Een idee op zichzelf komt niet zonder meer in aanmerking voor bescherming via het auteursrecht. Daar kwam ook Raab TV kortgeleden achter.
Raab TV is de producent van het Duitse tv-programma Turmspringen, waarin bekende persoonlijkheden een sprong van de hoge duikplank wagen. Klinkt dit programma u bekend in de oren? Dat kan kloppen, want Eyeworks produceerde vorig jaar een vergelijkbaar programma, dat in Nederland werd uitgezonden onder de naam Sterren Springen. En daartegen maakte Raab TV dan ook bezwaar, en wel bij de Haagse rechtbank.
Het bezwaar van Raab TV in het kort: in Sterren Springen nemen ook bekende persoonlijkheden deel aan een schoonspringwedstrijd. Daar kwam bij dat zowel Raab TV als Eyeworks haar format in diverse landen aan de man probeerde te brengen. Zodoende kon Raab TV in landen waar Eyeworks haar format al had verkocht, geen interesse meer wekken met Turmspringen.

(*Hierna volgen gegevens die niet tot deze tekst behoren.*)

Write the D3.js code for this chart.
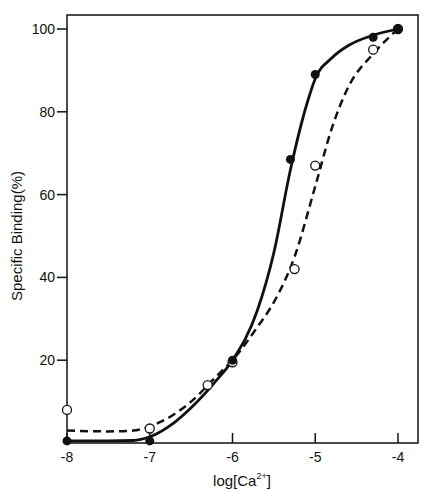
<!DOCTYPE html>
<html><head><meta charset="utf-8">
<script src="https://cdn.jsdelivr.net/npm/d3@7"></script>
<style>body{margin:0;background:#fff}text{font-family:"Liberation Sans",Arial,sans-serif;fill:#111}</style>
</head><body><svg id="chart" width="435" height="492"></svg>
<script>
// -------------- DATA ----------------- //
const filledX = [-8, -7, -6, -5.3, -5, -4.3, -4];
const filledY = [0.5, 0.5, 20, 68.5, 89, 98, 100];
const openX = [-8, -7, -6.3, -6, -5.25, -5, -4.3, -4];
const openY = [8, 3.5, 14, 19.5, 42, 67, 95, 100];
// fitted curves
const solidX = [-8, -7.5, -7.2, -7, -6.7, -6.5, -6.2, -6, -5.7, -5.5, -5.3, -5.1, -5, -4.8, -4.6, -4.3, -4];
const solidY = [0.5, 0.5, 0.6, 1.5, 5, 8.5, 15, 20, 32, 46, 66, 82, 88, 93, 96, 98.5, 100];
const dashX = [-8, -7.5, -7.2, -7, -6.7, -6.5, -6.2, -6, -5.7, -5.5, -5.25, -5, -4.8, -4.6, -4.3, -4];
const dashY = [3, 2.8, 3, 4, 7, 10, 16, 20, 28, 34, 45, 62, 76, 86, 94, 100];
const xTicks = [-8, -7, -6, -5, -4];
const yTicks = [20, 40, 60, 80, 100];

// -------------- SETUP ----------------- //
const svg = d3.select("#chart");
const x = d3.scaleLinear().domain([-8, -4]).range([67, 398]);
const y = d3.scaleLinear().domain([0, 100]).range([443, 29]);
const X0 = 67, X1 = 418, Y0 = 15, Y1 = 443;

svg.append("rect").attr("x", X0).attr("y", Y0).attr("width", X1 - X0).attr("height", Y1 - Y0)
    .attr("fill", "none").attr("stroke", "#111").attr("stroke-width", 1.5);

// x ticks point inward
xTicks.forEach(t => {
    svg.append("line").attr("x1", x(t)).attr("x2", x(t)).attr("y1", Y1).attr("y2", Y1 - 10)
        .attr("stroke", "#111").attr("stroke-width", 1.5);
    svg.append("text").attr("x", x(t)).attr("y", Y1 + 19).attr("text-anchor", "middle")
        .attr("font-size", 14).text(t);
});
// y ticks point outward
yTicks.forEach(t => {
    svg.append("line").attr("x1", X0 - 10).attr("x2", X0).attr("y1", y(t)).attr("y2", y(t))
        .attr("stroke", "#111").attr("stroke-width", 1.5);
    svg.append("text").attr("x", X0 - 12).attr("y", y(t) + 5).attr("text-anchor", "end")
        .attr("font-size", 14).text(t);
});

const xl = svg.append("text").attr("x", 242).attr("y", 486).attr("text-anchor", "middle").attr("font-size", 15);
xl.append("tspan").text("log[Ca");
xl.append("tspan").attr("font-size", 9).attr("dy", -7).text("2+");
xl.append("tspan").attr("dy", 7).text("]");

svg.append("text").attr("transform", "translate(22,236) rotate(-90)").attr("text-anchor", "middle")
    .attr("font-size", 15).text("Specific Binding(%)");

const line = d3.line().x(d => x(d[0])).y(d => y(d[1])).curve(d3.curveMonotoneX);
svg.append("path").attr("d", line(d3.zip(dashX, dashY))).attr("fill", "none")
    .attr("stroke", "#111").attr("stroke-width", 2.5).attr("stroke-dasharray", "8,5");
svg.append("path").attr("d", line(d3.zip(solidX, solidY))).attr("fill", "none")
    .attr("stroke", "#111").attr("stroke-width", 2.8);

openX.forEach((v, i) => {
    svg.append("circle").attr("cx", x(v)).attr("cy", y(openY[i])).attr("r", 4.5)
        .attr("fill", "#fff").attr("stroke", "#111").attr("stroke-width", 1.3);
});
filledX.forEach((v, i) => {
    svg.append("circle").attr("cx", x(v)).attr("cy", y(filledY[i])).attr("r", 4.5).attr("fill", "#111");
});
</script></body></html>
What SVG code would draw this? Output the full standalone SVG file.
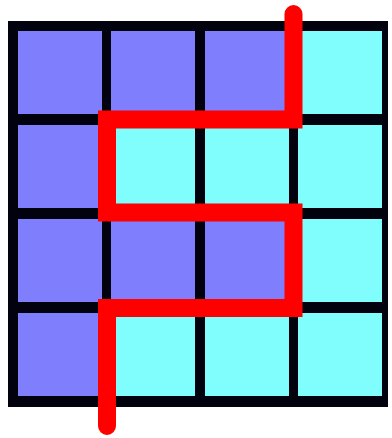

Televisie-format beschermd door het auteursrecht
Op zich kan een televisie-format, mits voldoende concreet uitgewerkt, door het auteursrecht worden beschermd. Door middel van een 23-tal aspecten van het format dat Turmspringen behelst, betoogde Raab TV dat haar format auteursrechtelijke bescherming geniet. Zo bevat het format van Turmspringen eigenschappen op het gebied van `showconcept’, `de set’, `setting, look en feel’, `de deelnemers’, `graphics’, `de sprong’ en `titel/logo’. Echter, het gaat uiteindelijk om de vraag of Eyeworks, door ook een programma over schoonspringende bekenden te produceren, daadwerkelijk inbreuk maakt op Raab TV’s auteursrecht.
Geen inbreuk
Hoewel Sterren Springen elementen bevat uit Turmspringen (bijvoorbeeld het type deelnemers, de set, de soort presentator en de showelementen rondom de sprong), concludeert de rechtbank dat de verschillen de overhand hebben in de vergelijking. Sterren Springen wekt een andere totaalindruk en vormt dus geen inbreuk op het auteursrecht van Raab TV. Met de door haar geïnitieerde rechtszaak sloeg Raab TV de (duik)plank dus mis, met als gevolg dat zij het format van Eyeworks naast zich moet dulden.
Deze zaak bevestigt maar weer eens dat een idee op zichzelf – zonder concrete invulling of vormgeving – niet voldoende is om tegen derden op te treden.